THE PROBLEM: Beneath this instruction is a block of data; output from it exactly the lines that run from the one containing "Convert this chart to matplotlib code." through the one containing "nan = np.nan", inclusive.

## begin PROVIDED DATA

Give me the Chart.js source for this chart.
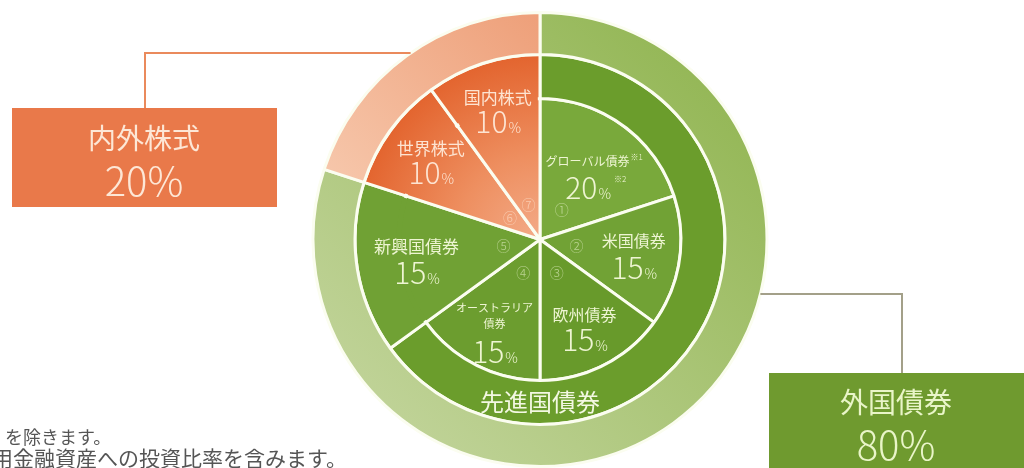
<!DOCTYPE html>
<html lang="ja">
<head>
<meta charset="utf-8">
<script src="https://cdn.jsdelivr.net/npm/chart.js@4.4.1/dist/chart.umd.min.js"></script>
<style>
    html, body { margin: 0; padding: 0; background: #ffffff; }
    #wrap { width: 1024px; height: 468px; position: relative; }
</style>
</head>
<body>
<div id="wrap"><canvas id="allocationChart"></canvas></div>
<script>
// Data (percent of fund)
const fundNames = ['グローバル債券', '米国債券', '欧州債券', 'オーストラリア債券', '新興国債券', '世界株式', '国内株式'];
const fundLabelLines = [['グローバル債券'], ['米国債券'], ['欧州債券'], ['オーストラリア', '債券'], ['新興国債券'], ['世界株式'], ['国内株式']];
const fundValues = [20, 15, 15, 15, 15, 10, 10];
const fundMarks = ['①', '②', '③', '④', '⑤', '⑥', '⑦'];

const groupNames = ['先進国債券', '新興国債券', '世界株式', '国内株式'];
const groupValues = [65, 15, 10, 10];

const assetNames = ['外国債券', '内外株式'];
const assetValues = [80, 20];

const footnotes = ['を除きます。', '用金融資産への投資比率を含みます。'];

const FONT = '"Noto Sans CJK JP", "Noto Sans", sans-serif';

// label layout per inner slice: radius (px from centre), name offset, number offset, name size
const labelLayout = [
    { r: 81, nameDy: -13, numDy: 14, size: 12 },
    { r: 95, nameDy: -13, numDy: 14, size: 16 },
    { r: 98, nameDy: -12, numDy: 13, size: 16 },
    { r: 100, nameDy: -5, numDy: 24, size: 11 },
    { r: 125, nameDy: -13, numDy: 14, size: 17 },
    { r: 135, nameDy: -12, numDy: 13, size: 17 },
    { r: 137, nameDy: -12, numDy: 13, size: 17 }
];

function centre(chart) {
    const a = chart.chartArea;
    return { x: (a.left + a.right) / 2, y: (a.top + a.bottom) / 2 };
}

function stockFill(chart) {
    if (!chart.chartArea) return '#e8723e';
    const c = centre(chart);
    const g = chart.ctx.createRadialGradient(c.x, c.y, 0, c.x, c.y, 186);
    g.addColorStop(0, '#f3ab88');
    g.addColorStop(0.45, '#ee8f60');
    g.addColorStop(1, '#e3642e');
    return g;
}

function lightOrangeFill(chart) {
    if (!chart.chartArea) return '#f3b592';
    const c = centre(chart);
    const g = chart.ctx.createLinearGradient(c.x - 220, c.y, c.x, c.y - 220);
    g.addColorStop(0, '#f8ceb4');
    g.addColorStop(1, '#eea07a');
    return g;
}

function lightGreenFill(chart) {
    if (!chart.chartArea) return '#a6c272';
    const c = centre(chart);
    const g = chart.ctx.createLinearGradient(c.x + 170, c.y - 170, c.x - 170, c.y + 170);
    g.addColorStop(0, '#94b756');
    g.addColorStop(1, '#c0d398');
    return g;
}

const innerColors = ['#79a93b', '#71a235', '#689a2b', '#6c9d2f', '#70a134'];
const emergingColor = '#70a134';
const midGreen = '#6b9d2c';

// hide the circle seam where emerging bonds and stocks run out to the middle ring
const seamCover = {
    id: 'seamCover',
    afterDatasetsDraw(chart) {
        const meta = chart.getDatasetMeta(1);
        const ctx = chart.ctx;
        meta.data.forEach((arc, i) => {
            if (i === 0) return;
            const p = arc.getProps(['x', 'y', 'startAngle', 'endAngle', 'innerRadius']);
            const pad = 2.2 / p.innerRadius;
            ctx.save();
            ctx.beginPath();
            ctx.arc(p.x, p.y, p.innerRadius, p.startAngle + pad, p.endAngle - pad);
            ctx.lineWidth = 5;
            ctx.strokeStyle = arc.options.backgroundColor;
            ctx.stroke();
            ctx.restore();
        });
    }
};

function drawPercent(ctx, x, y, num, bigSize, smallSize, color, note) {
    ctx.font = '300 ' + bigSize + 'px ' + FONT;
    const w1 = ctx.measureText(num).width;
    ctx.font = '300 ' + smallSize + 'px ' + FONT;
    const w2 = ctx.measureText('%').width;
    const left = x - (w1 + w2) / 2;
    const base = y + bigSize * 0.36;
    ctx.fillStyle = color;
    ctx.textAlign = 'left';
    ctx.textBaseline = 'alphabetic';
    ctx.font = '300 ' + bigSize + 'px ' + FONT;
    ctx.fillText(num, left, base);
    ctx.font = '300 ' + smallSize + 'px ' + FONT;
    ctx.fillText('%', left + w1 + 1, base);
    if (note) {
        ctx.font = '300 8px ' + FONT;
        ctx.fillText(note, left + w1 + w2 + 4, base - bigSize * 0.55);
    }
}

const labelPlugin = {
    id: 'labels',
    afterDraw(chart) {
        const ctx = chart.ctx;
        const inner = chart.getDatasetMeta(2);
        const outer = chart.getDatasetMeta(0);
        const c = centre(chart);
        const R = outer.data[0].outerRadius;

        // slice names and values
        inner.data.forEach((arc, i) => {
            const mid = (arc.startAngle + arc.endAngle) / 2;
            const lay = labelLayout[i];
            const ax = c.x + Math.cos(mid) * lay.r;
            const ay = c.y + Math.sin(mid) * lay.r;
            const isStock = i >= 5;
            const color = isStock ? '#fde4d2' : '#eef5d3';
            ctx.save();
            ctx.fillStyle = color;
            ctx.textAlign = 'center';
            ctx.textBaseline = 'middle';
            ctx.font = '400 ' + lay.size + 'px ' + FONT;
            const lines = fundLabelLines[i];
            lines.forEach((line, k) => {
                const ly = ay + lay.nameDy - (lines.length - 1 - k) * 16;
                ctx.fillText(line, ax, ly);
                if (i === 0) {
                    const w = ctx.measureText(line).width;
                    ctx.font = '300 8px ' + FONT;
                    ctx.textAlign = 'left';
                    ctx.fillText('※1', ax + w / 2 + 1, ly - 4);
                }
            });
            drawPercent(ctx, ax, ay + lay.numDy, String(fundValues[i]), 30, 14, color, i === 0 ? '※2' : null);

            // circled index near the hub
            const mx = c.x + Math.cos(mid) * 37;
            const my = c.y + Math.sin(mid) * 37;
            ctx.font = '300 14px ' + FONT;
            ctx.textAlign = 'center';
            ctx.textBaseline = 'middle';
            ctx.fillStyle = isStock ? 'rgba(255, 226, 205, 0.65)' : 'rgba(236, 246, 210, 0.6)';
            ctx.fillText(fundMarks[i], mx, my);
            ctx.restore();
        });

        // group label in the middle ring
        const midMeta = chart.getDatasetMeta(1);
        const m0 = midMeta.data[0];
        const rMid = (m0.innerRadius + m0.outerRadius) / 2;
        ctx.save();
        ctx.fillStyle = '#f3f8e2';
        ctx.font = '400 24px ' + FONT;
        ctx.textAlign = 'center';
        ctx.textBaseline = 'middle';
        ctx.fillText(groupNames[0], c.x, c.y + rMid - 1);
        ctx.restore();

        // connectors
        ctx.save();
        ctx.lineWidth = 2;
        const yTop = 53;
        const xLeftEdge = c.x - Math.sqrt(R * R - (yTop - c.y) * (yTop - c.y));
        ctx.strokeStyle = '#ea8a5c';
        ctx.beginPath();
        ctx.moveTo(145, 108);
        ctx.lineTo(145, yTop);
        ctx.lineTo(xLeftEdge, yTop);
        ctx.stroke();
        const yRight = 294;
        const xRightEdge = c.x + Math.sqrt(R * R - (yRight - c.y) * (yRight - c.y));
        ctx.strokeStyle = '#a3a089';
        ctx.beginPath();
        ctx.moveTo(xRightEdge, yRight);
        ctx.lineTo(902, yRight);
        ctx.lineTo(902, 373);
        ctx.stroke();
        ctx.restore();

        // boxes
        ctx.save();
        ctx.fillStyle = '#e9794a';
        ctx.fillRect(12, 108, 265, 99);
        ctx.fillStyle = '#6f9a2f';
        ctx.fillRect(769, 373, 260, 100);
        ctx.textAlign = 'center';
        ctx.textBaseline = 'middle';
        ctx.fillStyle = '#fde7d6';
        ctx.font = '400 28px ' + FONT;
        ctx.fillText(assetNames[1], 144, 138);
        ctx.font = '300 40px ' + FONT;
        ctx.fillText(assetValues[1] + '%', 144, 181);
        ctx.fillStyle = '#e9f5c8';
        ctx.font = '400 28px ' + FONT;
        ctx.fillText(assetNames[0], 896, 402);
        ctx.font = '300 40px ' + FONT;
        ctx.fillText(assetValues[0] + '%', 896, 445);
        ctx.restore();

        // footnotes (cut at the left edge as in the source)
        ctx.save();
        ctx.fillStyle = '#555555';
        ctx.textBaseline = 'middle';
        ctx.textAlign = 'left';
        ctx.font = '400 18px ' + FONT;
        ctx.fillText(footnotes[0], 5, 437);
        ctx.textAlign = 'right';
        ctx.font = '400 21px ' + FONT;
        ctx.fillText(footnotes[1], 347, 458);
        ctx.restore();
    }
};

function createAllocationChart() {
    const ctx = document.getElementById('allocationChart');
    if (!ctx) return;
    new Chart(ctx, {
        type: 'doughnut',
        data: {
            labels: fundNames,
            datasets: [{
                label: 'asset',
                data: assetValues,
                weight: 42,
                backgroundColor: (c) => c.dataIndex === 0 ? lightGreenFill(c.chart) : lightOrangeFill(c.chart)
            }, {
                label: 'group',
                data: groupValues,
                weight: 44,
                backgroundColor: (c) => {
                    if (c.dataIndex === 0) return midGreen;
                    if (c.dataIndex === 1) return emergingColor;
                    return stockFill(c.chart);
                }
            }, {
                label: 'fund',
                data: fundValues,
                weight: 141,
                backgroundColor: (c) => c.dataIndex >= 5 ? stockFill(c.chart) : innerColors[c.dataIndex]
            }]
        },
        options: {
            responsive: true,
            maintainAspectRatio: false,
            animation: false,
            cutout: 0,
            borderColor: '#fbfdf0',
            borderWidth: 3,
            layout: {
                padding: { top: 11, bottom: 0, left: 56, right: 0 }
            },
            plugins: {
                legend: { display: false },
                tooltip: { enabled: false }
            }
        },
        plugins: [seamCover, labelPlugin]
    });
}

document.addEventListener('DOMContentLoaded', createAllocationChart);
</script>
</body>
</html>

## end PROVIDED DATA
## begin PROVIDED DATA

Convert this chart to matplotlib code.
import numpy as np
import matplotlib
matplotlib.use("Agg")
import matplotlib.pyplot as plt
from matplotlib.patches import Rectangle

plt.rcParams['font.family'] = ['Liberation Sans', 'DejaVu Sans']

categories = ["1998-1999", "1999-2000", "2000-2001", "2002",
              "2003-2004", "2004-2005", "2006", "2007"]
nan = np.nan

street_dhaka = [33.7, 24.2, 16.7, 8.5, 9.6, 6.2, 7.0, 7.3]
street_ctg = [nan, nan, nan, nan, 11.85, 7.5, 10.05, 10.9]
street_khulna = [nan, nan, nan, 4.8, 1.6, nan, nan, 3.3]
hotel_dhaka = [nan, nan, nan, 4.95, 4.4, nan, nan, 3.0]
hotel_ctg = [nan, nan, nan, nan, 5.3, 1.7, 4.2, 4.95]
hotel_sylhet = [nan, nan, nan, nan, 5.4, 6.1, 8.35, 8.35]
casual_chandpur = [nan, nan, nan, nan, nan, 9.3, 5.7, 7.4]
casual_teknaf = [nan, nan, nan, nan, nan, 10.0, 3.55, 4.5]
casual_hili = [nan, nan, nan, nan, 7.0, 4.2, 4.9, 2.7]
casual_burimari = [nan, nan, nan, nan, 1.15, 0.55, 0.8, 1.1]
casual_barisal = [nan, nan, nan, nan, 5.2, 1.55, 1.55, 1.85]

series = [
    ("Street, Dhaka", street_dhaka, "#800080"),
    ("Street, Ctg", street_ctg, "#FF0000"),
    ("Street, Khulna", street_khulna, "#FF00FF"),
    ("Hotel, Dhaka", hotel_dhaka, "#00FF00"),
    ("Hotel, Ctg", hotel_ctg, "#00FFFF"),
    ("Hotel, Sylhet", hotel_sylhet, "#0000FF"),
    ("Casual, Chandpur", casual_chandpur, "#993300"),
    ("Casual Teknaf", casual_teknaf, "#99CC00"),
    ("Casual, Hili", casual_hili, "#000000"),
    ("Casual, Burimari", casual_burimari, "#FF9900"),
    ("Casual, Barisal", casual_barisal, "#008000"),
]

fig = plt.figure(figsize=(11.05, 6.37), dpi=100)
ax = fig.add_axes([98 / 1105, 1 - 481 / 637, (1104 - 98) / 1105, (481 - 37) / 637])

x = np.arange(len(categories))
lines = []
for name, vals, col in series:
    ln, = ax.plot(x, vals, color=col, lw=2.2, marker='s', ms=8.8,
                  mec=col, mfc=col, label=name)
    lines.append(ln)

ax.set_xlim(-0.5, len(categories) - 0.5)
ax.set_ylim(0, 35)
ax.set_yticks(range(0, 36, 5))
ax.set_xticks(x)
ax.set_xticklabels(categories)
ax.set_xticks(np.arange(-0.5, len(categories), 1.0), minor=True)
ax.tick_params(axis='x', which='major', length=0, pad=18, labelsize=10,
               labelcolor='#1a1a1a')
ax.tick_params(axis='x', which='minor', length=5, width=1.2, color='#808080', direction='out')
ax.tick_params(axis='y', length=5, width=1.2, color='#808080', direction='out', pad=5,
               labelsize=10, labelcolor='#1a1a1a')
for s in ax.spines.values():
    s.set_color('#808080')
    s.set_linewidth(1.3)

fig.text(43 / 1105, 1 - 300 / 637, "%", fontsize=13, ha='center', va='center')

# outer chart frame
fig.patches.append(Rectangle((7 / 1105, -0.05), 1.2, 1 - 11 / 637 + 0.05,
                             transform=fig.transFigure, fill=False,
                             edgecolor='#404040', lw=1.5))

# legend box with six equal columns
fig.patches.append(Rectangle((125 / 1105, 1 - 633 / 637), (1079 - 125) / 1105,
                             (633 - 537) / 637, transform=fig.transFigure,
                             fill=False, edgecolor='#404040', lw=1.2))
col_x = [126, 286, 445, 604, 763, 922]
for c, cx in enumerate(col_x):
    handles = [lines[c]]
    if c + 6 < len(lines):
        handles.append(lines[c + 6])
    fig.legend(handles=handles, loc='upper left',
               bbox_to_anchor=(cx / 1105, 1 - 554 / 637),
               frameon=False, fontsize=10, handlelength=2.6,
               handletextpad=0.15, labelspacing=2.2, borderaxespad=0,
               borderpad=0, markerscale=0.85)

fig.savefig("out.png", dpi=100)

## end PROVIDED DATA
## begin PROVIDED DATA

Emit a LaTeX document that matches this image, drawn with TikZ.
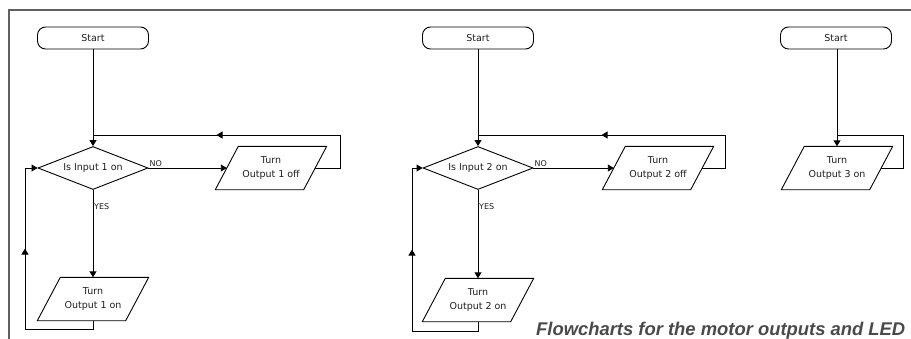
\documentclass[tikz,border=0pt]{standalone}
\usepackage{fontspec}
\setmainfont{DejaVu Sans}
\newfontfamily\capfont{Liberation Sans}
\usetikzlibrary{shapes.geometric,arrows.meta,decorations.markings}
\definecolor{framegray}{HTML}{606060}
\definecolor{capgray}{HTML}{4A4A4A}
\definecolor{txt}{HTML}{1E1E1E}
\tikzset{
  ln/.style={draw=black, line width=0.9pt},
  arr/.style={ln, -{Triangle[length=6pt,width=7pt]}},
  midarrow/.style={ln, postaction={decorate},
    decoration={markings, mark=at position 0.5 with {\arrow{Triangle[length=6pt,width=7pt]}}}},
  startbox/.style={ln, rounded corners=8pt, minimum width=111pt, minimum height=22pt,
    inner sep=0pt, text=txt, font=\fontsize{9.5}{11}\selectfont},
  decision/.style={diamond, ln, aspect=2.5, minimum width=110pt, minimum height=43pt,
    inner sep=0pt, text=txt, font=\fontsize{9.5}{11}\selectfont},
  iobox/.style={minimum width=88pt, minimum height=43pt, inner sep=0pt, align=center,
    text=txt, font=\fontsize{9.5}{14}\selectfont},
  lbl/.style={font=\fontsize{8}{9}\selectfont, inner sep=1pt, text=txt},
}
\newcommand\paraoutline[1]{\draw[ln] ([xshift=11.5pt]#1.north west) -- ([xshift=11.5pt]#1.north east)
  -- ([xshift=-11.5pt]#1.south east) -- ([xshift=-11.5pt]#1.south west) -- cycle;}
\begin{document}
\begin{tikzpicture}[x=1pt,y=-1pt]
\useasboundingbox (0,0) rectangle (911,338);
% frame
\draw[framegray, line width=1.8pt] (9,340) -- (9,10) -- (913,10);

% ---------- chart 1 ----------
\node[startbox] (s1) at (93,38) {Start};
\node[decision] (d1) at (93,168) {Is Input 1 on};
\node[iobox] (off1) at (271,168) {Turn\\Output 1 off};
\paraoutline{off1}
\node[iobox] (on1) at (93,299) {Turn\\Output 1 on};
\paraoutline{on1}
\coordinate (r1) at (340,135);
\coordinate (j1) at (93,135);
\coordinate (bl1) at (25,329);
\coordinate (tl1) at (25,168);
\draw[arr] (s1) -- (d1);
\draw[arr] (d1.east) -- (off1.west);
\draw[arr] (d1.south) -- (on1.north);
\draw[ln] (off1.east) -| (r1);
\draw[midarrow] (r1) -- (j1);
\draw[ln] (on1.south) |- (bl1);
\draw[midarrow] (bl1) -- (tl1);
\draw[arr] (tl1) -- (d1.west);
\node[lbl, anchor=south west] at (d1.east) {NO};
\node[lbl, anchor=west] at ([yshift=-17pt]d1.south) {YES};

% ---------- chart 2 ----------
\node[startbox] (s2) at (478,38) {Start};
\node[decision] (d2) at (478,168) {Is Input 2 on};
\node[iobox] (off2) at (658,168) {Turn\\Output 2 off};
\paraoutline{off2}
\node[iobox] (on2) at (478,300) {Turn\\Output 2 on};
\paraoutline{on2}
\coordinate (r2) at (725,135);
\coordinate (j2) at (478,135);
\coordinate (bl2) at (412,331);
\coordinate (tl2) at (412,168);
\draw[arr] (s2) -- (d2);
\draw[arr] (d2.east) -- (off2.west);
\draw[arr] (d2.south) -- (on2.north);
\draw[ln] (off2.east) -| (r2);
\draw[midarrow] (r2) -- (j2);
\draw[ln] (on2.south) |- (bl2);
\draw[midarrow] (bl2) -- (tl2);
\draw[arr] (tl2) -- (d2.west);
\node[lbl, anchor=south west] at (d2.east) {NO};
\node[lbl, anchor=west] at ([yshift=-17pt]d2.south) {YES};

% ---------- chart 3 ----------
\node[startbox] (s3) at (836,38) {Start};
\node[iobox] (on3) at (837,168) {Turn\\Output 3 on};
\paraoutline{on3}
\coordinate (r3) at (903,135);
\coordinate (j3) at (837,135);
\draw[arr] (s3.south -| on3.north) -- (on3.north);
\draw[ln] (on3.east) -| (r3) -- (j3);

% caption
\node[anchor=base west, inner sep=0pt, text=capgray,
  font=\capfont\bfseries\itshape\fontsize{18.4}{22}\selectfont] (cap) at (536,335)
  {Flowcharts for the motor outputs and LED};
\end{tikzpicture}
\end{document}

## end PROVIDED DATA

WRITTEN RESPONSE:
Convert this chart to matplotlib code.
import numpy as np
import matplotlib
matplotlib.use("Agg")
import matplotlib.pyplot as plt
from matplotlib.patches import Rectangle

plt.rcParams['font.family'] = ['Liberation Sans', 'DejaVu Sans']

categories = ["1998-1999", "1999-2000", "2000-2001", "2002",
              "2003-2004", "2004-2005", "2006", "2007"]
nan = np.nan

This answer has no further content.